### [Data supplied]

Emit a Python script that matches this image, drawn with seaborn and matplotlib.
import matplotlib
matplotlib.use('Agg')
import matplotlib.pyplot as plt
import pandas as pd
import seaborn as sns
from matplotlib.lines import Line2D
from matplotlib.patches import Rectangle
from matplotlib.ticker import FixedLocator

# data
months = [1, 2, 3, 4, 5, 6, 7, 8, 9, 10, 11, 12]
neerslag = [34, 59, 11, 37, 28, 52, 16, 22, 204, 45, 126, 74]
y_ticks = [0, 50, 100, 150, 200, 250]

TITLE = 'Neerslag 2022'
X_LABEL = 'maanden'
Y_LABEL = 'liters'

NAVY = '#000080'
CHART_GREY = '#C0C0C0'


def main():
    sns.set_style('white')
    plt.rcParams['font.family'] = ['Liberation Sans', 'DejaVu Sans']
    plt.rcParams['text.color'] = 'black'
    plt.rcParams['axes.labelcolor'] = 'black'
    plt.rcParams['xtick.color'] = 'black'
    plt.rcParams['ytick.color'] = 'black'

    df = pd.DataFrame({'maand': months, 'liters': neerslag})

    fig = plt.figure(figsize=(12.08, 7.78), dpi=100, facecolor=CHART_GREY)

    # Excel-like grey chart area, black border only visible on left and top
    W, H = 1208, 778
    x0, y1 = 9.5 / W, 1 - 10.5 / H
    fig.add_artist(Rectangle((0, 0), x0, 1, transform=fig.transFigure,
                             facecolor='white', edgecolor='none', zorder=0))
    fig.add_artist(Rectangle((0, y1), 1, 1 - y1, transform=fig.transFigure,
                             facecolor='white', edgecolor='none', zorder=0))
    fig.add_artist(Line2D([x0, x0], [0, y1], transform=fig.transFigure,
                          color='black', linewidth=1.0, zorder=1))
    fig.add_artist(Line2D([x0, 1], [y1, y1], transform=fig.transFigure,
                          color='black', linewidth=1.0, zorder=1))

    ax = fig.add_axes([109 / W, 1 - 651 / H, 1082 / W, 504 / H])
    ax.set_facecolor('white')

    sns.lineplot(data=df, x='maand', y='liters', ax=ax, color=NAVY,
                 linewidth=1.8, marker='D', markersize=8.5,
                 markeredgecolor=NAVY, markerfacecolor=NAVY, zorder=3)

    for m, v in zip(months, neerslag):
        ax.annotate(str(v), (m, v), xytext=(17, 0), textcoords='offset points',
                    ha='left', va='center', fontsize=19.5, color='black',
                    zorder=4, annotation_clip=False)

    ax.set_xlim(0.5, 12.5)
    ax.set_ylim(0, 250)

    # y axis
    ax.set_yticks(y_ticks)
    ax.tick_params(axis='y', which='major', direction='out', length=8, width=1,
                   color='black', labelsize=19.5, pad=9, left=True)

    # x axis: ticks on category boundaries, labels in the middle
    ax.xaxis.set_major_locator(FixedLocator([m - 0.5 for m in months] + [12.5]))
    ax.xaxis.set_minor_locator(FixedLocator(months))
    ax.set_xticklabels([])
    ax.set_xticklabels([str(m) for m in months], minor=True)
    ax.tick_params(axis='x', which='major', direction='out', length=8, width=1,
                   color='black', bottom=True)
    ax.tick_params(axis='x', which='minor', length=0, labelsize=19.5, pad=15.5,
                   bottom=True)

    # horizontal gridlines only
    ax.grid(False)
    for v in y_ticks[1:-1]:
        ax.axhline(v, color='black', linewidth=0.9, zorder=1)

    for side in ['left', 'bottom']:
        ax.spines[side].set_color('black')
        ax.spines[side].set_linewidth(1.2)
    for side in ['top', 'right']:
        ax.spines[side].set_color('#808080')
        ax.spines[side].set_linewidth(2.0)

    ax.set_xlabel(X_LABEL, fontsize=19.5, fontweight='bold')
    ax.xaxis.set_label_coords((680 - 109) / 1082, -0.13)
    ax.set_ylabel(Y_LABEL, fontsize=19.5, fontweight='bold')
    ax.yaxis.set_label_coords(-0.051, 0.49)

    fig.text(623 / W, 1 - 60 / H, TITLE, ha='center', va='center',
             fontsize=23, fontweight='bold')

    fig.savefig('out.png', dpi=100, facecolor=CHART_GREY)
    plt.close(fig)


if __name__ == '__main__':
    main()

==

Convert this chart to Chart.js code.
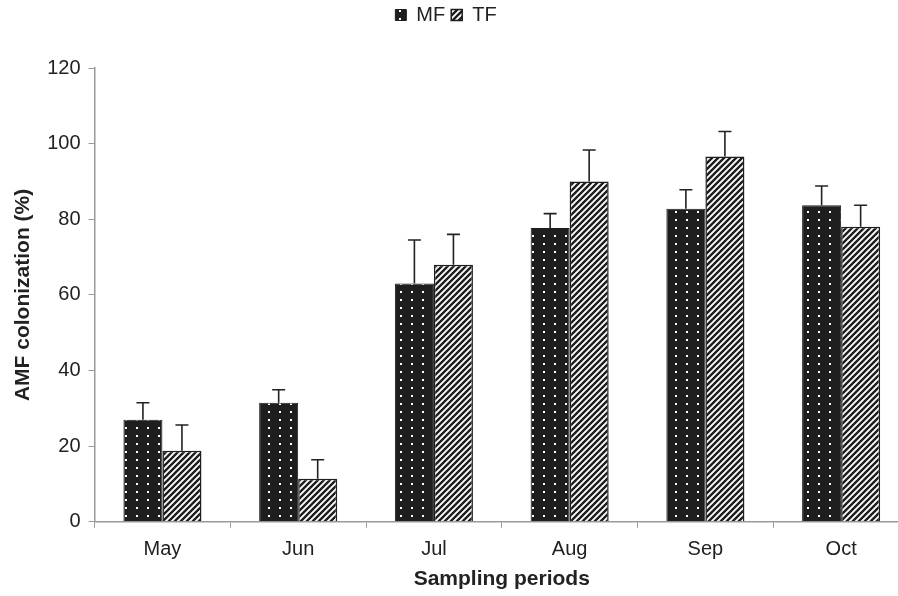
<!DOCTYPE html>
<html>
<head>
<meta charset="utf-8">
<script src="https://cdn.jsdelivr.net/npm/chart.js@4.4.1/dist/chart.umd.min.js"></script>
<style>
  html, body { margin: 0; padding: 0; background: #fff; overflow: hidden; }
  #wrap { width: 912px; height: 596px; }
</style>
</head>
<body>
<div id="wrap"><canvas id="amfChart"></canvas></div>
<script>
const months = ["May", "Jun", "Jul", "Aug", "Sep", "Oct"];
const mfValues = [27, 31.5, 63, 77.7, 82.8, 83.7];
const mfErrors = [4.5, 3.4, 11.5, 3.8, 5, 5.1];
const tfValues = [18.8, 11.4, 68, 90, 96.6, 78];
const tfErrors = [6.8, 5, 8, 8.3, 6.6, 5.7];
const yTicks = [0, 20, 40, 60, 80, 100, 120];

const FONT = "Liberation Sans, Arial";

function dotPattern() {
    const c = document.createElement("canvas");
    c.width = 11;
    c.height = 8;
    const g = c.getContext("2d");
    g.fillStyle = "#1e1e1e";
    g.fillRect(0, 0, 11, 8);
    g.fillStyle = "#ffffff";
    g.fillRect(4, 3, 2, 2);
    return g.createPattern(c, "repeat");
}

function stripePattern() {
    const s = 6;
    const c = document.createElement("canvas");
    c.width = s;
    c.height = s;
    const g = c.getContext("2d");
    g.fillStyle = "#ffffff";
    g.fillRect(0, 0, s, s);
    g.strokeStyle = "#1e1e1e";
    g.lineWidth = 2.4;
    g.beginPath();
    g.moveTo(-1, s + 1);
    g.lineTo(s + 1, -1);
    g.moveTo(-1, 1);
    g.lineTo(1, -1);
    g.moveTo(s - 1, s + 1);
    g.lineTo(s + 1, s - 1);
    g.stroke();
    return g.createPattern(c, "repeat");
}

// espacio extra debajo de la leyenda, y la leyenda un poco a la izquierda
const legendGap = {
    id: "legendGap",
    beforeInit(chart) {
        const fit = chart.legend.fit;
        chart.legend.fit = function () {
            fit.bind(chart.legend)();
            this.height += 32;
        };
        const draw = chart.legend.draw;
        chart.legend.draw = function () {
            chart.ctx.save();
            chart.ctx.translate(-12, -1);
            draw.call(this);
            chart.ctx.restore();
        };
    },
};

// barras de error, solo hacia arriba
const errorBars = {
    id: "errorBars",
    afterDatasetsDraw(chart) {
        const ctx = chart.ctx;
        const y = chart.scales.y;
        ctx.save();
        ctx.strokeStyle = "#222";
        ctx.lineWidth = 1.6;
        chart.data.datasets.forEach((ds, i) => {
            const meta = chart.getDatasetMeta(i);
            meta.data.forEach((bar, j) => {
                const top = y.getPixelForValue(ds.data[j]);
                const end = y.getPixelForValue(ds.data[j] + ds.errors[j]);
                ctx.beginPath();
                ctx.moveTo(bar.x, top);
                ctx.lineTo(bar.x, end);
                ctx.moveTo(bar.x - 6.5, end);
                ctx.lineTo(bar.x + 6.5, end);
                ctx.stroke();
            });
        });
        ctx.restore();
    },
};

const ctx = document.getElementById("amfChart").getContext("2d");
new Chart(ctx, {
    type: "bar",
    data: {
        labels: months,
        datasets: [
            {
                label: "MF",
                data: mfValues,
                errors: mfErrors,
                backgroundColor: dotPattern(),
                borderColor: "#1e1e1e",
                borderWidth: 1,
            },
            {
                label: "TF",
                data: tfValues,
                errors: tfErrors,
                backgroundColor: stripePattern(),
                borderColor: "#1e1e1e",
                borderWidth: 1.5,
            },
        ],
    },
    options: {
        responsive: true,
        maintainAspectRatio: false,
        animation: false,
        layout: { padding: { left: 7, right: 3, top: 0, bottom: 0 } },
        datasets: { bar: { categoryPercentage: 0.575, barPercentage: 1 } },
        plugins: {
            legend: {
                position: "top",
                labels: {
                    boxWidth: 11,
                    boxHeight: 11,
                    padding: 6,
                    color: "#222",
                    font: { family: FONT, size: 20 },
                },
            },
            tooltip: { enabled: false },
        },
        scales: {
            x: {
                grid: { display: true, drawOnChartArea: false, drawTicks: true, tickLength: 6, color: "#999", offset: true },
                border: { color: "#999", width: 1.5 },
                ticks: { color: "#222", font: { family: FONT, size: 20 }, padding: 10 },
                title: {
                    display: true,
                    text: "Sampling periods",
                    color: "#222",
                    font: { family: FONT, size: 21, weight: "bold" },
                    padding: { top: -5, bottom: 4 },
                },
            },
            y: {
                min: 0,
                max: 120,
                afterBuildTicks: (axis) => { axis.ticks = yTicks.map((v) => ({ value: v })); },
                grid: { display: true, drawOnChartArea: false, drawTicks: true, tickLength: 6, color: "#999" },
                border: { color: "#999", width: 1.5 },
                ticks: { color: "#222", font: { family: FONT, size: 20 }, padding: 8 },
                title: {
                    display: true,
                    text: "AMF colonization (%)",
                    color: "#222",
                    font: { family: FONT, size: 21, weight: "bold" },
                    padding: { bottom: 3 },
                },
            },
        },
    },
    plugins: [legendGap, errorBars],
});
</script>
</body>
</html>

### [What is expected]
Each line from the line with "Emit a Python" to the line with "7.78), dpi=100, facecolor=CHART_GREY)" is to be echoed exactly; both boundary lines are included, and nothing else is to be output.

### [Correct response]
Emit a Python script that matches this image, drawn with seaborn and matplotlib.
import matplotlib
matplotlib.use('Agg')
import matplotlib.pyplot as plt
import pandas as pd
import seaborn as sns
from matplotlib.lines import Line2D
from matplotlib.patches import Rectangle
from matplotlib.ticker import FixedLocator

# data
months = [1, 2, 3, 4, 5, 6, 7, 8, 9, 10, 11, 12]
neerslag = [34, 59, 11, 37, 28, 52, 16, 22, 204, 45, 126, 74]
y_ticks = [0, 50, 100, 150, 200, 250]

TITLE = 'Neerslag 2022'
X_LABEL = 'maanden'
Y_LABEL = 'liters'

NAVY = '#000080'
CHART_GREY = '#C0C0C0'


def main():
    sns.set_style('white')
    plt.rcParams['font.family'] = ['Liberation Sans', 'DejaVu Sans']
    plt.rcParams['text.color'] = 'black'
    plt.rcParams['axes.labelcolor'] = 'black'
    plt.rcParams['xtick.color'] = 'black'
    plt.rcParams['ytick.color'] = 'black'

    df = pd.DataFrame({'maand': months, 'liters': neerslag})

    fig = plt.figure(figsize=(12.08, 7.78), dpi=100, facecolor=CHART_GREY)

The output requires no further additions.